I recently completed Coursera's Applied Data Science with Python specialization, and received the accompanying certificate. This is a review of my experience with the online courses.
This specialization is a series of five courses, each of which focuses on some aspect of using Python for data-science applications. Each course is focused on use of one or more free Python libraries. The courses and the libraries covered by each are
- Introduction to Data Science in Python: NumPy, SciPy, and Pandas
- Applied Plotting, Charting, & Data Representation in Python: Matplotlib and seaborn
- Applied Machine Learning in Python: scikit-learn
- Applied Text Mining in Python: NLTK and Gensim
- Applied Social Network Analysis in Python: NetworkX
The courses build on one another. For example, all the courses after the first assume that you are proficient with NumPy and Pandas, and all courses after the second assume you are proficient at creating plots with Matplotlib, and the last two courses assume you know how to train a machine-learning model. So you should take the courses consecutively in the specified order, although you could take the last two at the same time.

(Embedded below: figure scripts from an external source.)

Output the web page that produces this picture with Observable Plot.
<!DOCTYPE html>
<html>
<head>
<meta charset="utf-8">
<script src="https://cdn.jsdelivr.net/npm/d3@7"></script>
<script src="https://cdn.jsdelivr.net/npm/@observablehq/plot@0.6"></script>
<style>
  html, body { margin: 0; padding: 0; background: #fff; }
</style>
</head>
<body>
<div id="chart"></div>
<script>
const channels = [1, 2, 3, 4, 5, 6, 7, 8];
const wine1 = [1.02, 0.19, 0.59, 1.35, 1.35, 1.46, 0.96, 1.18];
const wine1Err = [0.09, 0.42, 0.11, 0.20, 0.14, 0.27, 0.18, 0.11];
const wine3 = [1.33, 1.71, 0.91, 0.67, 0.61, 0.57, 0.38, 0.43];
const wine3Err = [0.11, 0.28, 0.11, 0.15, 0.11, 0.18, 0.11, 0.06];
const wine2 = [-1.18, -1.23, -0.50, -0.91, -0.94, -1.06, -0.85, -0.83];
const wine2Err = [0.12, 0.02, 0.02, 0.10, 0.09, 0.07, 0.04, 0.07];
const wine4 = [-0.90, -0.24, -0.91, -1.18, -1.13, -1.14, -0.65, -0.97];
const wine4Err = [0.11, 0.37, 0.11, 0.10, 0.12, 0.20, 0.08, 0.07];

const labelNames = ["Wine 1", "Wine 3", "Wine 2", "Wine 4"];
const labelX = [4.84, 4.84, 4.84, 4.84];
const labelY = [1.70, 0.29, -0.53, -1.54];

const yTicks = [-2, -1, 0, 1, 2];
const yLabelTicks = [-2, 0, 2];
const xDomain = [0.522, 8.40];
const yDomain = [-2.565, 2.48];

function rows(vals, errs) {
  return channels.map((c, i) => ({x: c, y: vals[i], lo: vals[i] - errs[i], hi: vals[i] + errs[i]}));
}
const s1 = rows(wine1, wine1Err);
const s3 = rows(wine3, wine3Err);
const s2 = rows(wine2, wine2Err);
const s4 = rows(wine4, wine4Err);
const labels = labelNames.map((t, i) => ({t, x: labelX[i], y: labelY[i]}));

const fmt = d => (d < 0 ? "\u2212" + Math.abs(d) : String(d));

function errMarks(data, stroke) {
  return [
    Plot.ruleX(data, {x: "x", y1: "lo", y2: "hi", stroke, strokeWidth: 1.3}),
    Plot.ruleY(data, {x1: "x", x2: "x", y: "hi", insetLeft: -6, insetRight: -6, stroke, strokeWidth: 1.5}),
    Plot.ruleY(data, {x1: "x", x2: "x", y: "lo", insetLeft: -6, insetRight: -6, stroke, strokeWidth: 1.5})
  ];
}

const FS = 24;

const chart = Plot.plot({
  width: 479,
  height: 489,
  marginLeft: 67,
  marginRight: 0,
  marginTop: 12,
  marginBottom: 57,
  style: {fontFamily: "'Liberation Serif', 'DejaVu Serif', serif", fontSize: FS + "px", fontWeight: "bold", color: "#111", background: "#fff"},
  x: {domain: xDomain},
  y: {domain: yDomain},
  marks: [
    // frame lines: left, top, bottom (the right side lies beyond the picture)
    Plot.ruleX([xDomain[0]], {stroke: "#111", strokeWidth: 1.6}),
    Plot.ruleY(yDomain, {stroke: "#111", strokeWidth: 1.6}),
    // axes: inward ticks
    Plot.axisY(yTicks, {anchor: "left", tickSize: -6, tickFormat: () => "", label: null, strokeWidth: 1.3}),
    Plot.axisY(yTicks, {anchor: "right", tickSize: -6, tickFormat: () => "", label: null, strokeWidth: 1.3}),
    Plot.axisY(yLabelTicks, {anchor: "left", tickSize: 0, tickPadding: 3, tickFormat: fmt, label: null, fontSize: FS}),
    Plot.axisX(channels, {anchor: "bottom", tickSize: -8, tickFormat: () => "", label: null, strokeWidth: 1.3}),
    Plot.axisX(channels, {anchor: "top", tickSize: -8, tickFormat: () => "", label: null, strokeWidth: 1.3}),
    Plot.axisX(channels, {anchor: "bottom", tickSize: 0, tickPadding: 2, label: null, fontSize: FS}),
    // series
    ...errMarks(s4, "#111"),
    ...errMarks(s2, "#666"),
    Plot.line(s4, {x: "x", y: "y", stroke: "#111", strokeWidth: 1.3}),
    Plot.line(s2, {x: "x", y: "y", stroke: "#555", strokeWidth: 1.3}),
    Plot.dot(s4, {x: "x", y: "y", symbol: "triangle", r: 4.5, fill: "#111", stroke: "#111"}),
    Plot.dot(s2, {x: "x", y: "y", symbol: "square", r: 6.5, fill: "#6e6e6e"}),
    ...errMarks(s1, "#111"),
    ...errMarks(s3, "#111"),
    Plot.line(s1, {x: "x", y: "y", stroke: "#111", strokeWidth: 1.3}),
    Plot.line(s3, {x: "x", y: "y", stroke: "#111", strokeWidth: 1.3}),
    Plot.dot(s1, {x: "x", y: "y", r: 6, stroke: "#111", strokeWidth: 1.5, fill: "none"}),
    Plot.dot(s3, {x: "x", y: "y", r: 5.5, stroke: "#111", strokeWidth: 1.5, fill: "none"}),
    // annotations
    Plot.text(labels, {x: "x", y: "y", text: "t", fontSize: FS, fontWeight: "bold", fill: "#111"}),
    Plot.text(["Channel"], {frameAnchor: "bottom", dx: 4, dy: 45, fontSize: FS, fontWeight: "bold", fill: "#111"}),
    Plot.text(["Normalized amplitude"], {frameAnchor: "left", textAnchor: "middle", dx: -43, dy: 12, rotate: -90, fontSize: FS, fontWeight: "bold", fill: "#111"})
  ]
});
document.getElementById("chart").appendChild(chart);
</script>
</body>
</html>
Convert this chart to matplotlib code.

This is an intermediate-level specialization, and it is assumed you already know how to write programs in Python. It also assumes some elementary knowledge of statistics and discrete mathematics, but nothing too advanced. I had previously taken Andrew Ng's Machine Learning course, so I already had some familiarity with the terminology and the math. I just needed to do a little googling once in a while to refresh my memory or get an introduction to unfamiliar concepts.
As hinted at by the word "Applied" in the specialization and course titles, there is not much theory presented in these courses. There is just enough theory to understand the exercises. I took the specialization concurrently with Andrew Ng's deeplearning.ai specialization, so I got a nice dose of neural-network theory mixed in with my data science, but people who want to understand the algorithms in detail will need further study.
The programming assignments are both good and terrible. They are good in that I feel like I got a solid introduction to what libraries are available and how to use them, with enough challenge to make me dig into the documentation and Stack Overflow a lot, but they were not so difficult that I didn't know what to do. They are terrible in that the exercises are automatically graded, and the auto-grader has a lot of problems. Assignments that should take an hour or two instead take two or three times that due to the auto-grader rejecting correct answers with a "wrong" data type, or "wrong" number of significant figures, or expecting a different result than what the assignment's instructions specify. After doing each assignment, one has to spend an hour reading the course forums to find out the tricks to getting correct work accepted. If these were brand-new courses, I could excuse the auto-grader imperfections, but these courses have all been run multiple times, so it's very frustrating that the bugs haven't been worked out and the teaching assistants don't understand the issues.
Most of the courses include some lectures or assignments dealing with the ethics of data science. I was glad to see that. We all need to be thinking about the consequences of these technologies.
I found the courses in this specialization useful. It was nice to find a set of courses in Python; I've abandoned a few other courses that use R or Octave, because I found learning and writing code in those languages while also learning new concepts to be too frustrating. I especially liked that the later courses used the tools and techniques introduced in earlier courses, and a few of the later assignments had the feel of doing real work. More than once, I was amazed at how easy it was to do things that I would have said were impossible before I took the courses.
I think the complete specialization is roughly equivalent to a one-semester college course. I know I don't know enough to call myself a competent data-science practitioner, but I do feel like I would at least know where to start looking if faced with a data-science task.